In Hinduism, rice holds great spiritual and ritual significance as it is a staple of the Indian diet. Because of its basic life-sustaining qualities, rice is revered as a potent symbol of auspiciousness, prosperity and fertility and therefore is used extensively in Hindu rites and rituals. Rice particularly plays a significant role in some Hindu samskaras -- rite-of-passage ceremonies that signify transition periods in an individual’s life and personality development -- as well as in harvest festivals.
During a Hindu wedding, rice is often sprinkled over the newlywed couple to bless them with a prosperous married life. Because rice is thought to ward off demons, it is poured into the wedding fire by the bride and bridegroom. It is also offered by the couple to their patron household deity after the completion of the marriage ceremony and sprinkled around the house by the new bride to secure blessings on their joint home. In certain parts of India the couple will stand on a pile of rice during the marriage ceremony.
First Feeding Ceremony
Rice plays a central role in the Hindu ceremony of Annaprashana, a ritualized first feeding, as it is the first solid food placed in a baby’s mouth. The ceremony is conducted in the baby’s sixth or seventh month of life, depending on local customs and the health of the child, and is arranged by a priest. Simple boiled rice or a sweet rice pudding called kheer is prepared by the mother or grandmother of the child under the chanting of appropriate Vedic mantras.

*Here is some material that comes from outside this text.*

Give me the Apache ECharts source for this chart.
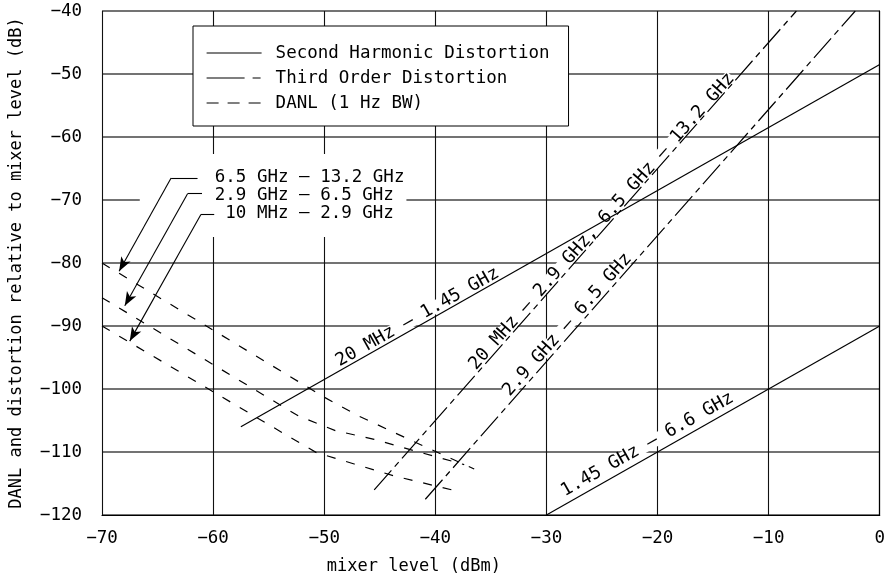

Education Initiation Ceremony
The Vidyarambham ceremony initiates Hindu children into the world of education by exposing them to their first letters. During the ceremony, a child is assisted to form letters in a plate covered with dry rice grains. The letters are generally a mantra of prosperity that is again written with gold on the child’s tongue. Rice is utilized in this ceremony as it represents fortune and blessings for the prosperous development of the child.
Celebration of Rice
Thai Pongal is a mid-January festival celebrated among the Tamils of southern India to mark the end of the harvest season. The day's celebrations include an early morning ceremony of boiling rice with milk and sugar in clay pots. The boiling of the milk is considered an auspicious sign. The freshly cooked rice dish, called pongal, is offered to the sun god Surya to express gratitude for the successful harvest and the lengthening days, and to secure blessings of prosperity. Thai Pongal is actually a Tamil component of a change-of-seasons festival that is celebrated across India and known by various names such as Makar Sankranti. Although specific traditions vary by location, observances often involve the preparation of rice in special ways.